DETAILED ACTION

This office action is in response to Applicant’s submission filed on 1 March 2019

Status of Claims

Claims 1-20 are pending.
Claims 1-20 are rejected under 35 U.S.C. 112(b) as indefinite.
Claims 1-20 are rejected under 35 U.S.C. 103 as unpatentable.

Claim Rejections - 35 USC § 112

The following is a quotation of 35 U.S.C. 112(b):
(b)  CONCLUSION.—The specification shall conclude with one or more claims particularly pointing out and distinctly claiming the subject matter which the inventor or a joint inventor regards as the invention.

The following is a quotation of 35 U.S.C. 112 (pre-AIA ), second paragraph:
The specification shall conclude with one or more claims particularly pointing out and distinctly claiming the subject matter which the applicant regards as his invention.

A claim is indefinite if, when read in light of the specification, it fails to inform, with reasonable certainty, those skilled in the art about the scope of the invention.  Nautilus, Inc. v. Biosig Instruments, Inc., 110 USPQ.2d 1688, U.S. Supreme Court (2014).

Claims 1-20 are rejected under 35 U.S.C. 112(b) or 35 U.S.C. 112 (pre-AIA ), second paragraph, as being indefinite for failing to particularly point out and distinctly claim the subject matter which the inventor or a joint inventor, or for pre-AIA  the applicant regards as the invention.
Regarding claim 1, 1, 17, 
“training a neural network having an output layer that outputs continuous values so that the output layer of the neural network will tend to output discrete value”, is the output continuous or discrete?  the claim is indefinite.  For the purpose of applying prior art, this limitation is construed to be “training a neural network having an output layer that outputs discrete value”.
Regarding claims 2-12 / 14-16 / 18-20, which depend on above rejected claim 1 / 13 / 17, are rejected for the same reason. 

Claim Rejections - 35 USC § 103

In the event the determination of the status of the application as subject to AIA  35 U.S.C. 102 and 103 (or as subject to pre-AIA  35 U.S.C. 102 and 103) is incorrect, any correction of the statutory basis for the rejection will not be considered a new ground of rejection if the prior art relied upon, and the rationale supporting the rejection, would be the same under either status.  

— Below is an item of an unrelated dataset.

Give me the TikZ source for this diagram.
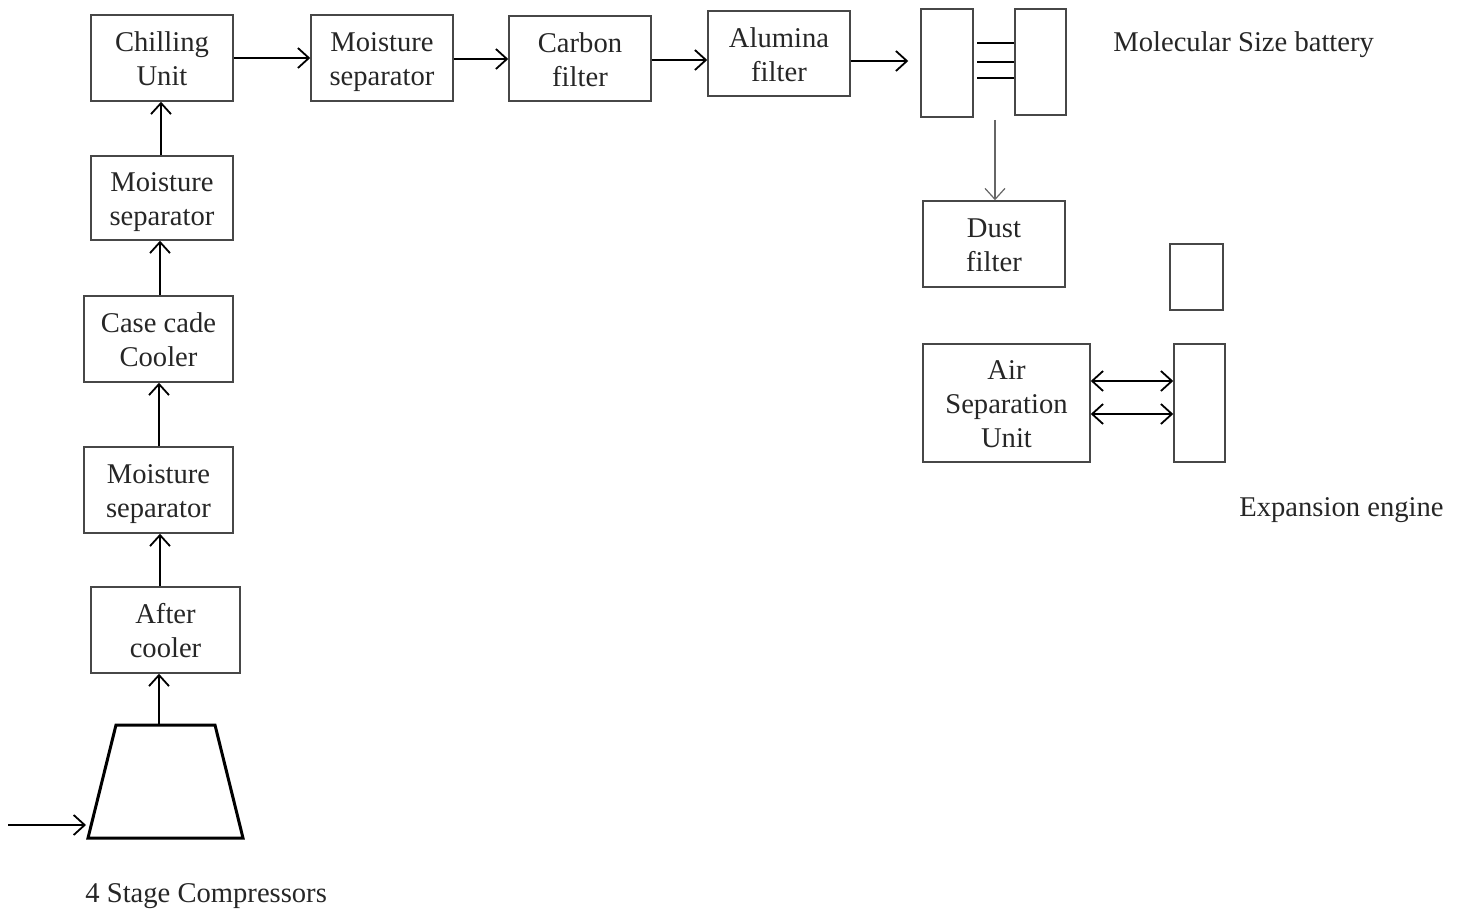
\documentclass[tikz,border=0pt]{standalone}
\usepackage{fontspec}
\setmainfont{Liberation Serif}
\usetikzlibrary{arrows.meta}
% stacked box label: 17pt line pitch, set a little below the box centre
\newcommand{\boxlabel}[1]{%
  \setbox\strutbox\hbox{\vrule height 11.9pt depth 5.1pt width 0pt}%
  \raisebox{-2pt}[\height][\depth]{\begin{tabular}{@{}c@{}}#1\end{tabular}}}
\begin{document}
\begin{tikzpicture}[x=0.5pt,y=-0.5pt,
  unitbox/.style={draw=black!72,line width=0.75pt,rectangle,
    inner sep=0pt,font=\fontsize{14.3}{17}\selectfont,text=black!85},
  flow/.style={line width=0.9pt,-{Straight Barb[length=5.5pt,width=10pt,line width=0.9pt]}},
  both/.style={line width=0.9pt,{Straight Barb[length=5.5pt,width=10pt,line width=0.9pt]}-{Straight Barb[length=5.5pt,width=10pt,line width=0.9pt]}},
  caption/.style={font=\fontsize{14.3}{17}\selectfont,text=black!85,inner sep=0pt}]
\useasboundingbox (0,0) rectangle (1458,911);

% top row
\node[unitbox,minimum width=71pt,minimum height=43pt] (chill) at (162,58) {\boxlabel{Chilling\\Unit}};
\node[unitbox,minimum width=71pt,minimum height=43pt] (msep3) at (382,58) {\boxlabel{Moisture\\separator}};
\node[unitbox,minimum width=71pt,minimum height=42.5pt] (carbon) at (580,58.5) {\boxlabel{Carbon\\filter}};
\node[unitbox,minimum width=71pt,minimum height=42.5pt] (alum) at (779,53.5) {\boxlabel{Alumina\\filter}};

% molecular sieve battery
\node[unitbox,minimum width=26pt,minimum height=54pt] (molA) at (947,63) {};
\node[unitbox,minimum width=25.5pt,minimum height=53pt] (molB) at (1040.5,62) {};
\foreach \yy in {43,62,78}
  \draw[line width=1pt] (977,\yy) -- (molB.west |- 0,\yy);
\node[caption,anchor=west] (molcap) at (1113,45) {Molecular Size battery};

% dust filter and separation unit
\node[unitbox,minimum width=71pt,minimum height=43pt] (dust) at (994,244) {\boxlabel{Dust\\filter}};
\node[unitbox,minimum width=83.5pt,minimum height=59pt] (asu) at (1006.5,403) {\boxlabel{Air\\Separation\\Unit}};
\node[unitbox,minimum width=26.5pt,minimum height=33pt] (smallbox) at (1196.5,277) {};
\node[unitbox,minimum width=25.5pt,minimum height=59pt] (expeng) at (1199.5,403) {};
\node[caption,anchor=west] (expcap) at (1239,510) {Expansion engine};

% left column
\node[unitbox,minimum width=71pt,minimum height=42pt] (msep2) at (162,198) {\boxlabel{Moisture\\separator}};
\node[unitbox,minimum width=74.5pt,minimum height=43pt] (cascade) at (158.5,339) {\boxlabel{Case cade\\Cooler}};
\node[unitbox,minimum width=74.5pt,minimum height=43pt] (msep1) at (158.5,490) {\boxlabel{Moisture\\separator}};
\node[unitbox,minimum width=74.5pt,minimum height=43pt] (after) at (165.5,630) {\boxlabel{After\\cooler}};

% compressor
\coordinate (cTL) at (116,725);
\coordinate (cTR) at (215,725);
\coordinate (cBR) at (243,838);
\coordinate (cBL) at (88,838);
\coordinate (cTop) at (159,725);
\coordinate (inlet) at (8,825);
\coordinate (inletEnd) at (86,825);
\draw[line width=1.5pt,line join=miter] (cTL) -- (cTR) -- (cBR) -- (cBL) -- cycle;
\node[caption,anchor=west] (compcap) at (85,896) {4 Stage Compressors};

% flow connectors
\draw[flow] (inlet) -- (inletEnd);
\draw[flow] (cTop) -- (after.south -| cTop);
\draw[flow] (after.north -| 160,0) -- (msep1.south -| 160,0);
\draw[flow] (msep1.north -| 159,0) -- (cascade.south -| 159,0);
\draw[flow] (cascade.north -| 160,0) -- (msep2.south -| 160,0);
\draw[flow] (msep2.north -| 161,0) -- (chill.south -| 161,0);
\draw[flow] (chill.east |- 0,58) -- (msep3.west |- 0,58);
\draw[flow] (msep3.east |- 0,59) -- (carbon.west |- 0,59);
\draw[flow] (carbon.east |- 0,60) -- (alum.west |- 0,60);
\draw[flow,shorten >=6pt] (alum.east |- 0,61) -- (molA.west |- 0,61);
\draw[draw=black!60,line width=0.6pt,-{Straight Barb[length=5.5pt,width=10pt,line width=0.6pt]},shorten <=1pt]
  (molA.south -| 995,0) -- (dust.north -| 995,0);
\draw[both] (asu.east |- 0,381) -- (expeng.west |- 0,381);
\draw[both] (asu.east |- 0,414) -- (expeng.west |- 0,414);
\end{tikzpicture}
\end{document}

The following is a quotation of 35 U.S.C. 103 which forms the basis for all obviousness rejections set forth in this Office action:
A patent for a claimed invention may not be obtained, notwithstanding that the claimed invention is not identically disclosed as set forth in section 102, if the differences between the claimed invention and the prior art are such that the claimed invention as a whole would have been obvious before the effective filing date of the claimed invention to a person having ordinary skill in the art to which the claimed invention pertains. Patentability shall not be negated by the manner in which the invention was made.


Claims 1-2, 5, 11, 13-14, 17-18  are rejected under 35 U.S.C. 103 as being unpatentable over Oord, et al., “Neural Discrete Representation Learning”, arXiv:1711.00937v2 [cs.LG] 30 May 2018 [hereafter Oord], in view of Schmidt, et al., US-PGPUB NO.2020/0118000A1 [hereafter Schmidt].

With regards to claim 1, Oord teaches 
A computer-implemented method for neural network training, comprising: training a neural network having an output layer that outputs continuous values so that the output layer of the neural network will tend to output discrete values, wherein the output layer includes a plurality of nodes, each node corresponding to one of a plurality of classes (Oord, p.3, 3.1 Discrete Latent variables, shows determining discrete classes,

    PNG
    media_image1.png
    319
    817
    media_image1.png
    Greyscale

); assigning a priority to at least one class of the plurality of classes; and activating the nodes by priority according to the corresponding class of the plurality of classes.”
Oord does not explicitly detail “assigning a priority to at least one class of the plurality of classes; and activating the nodes by priority according to the corresponding class of the plurality of classes”.
However Schmidt teaches “assigning a priority to at least one class of the plurality of classes; and activating the nodes by priority according to the corresponding class of the plurality of classes (Schmidt, FIG.11, [0022], ‘assigning, by the deep learning node, priority levels … and prioritizing, by the deep learning node, transmission among the backpropagation message communications based on the priority levels’)”.
It would have been obvious to one of ordinary skill in the art before the effective filing date of the claimed invention, and having the teachings of Oord and Schmidt before him or her, to modify the Discrete Representation for Neural Network of Oord to include associating priority with nodes as shown in Schmidt.   
The motivation for doing so would have been for training deep learning nodes of neural network (Schmidt, Abstract). 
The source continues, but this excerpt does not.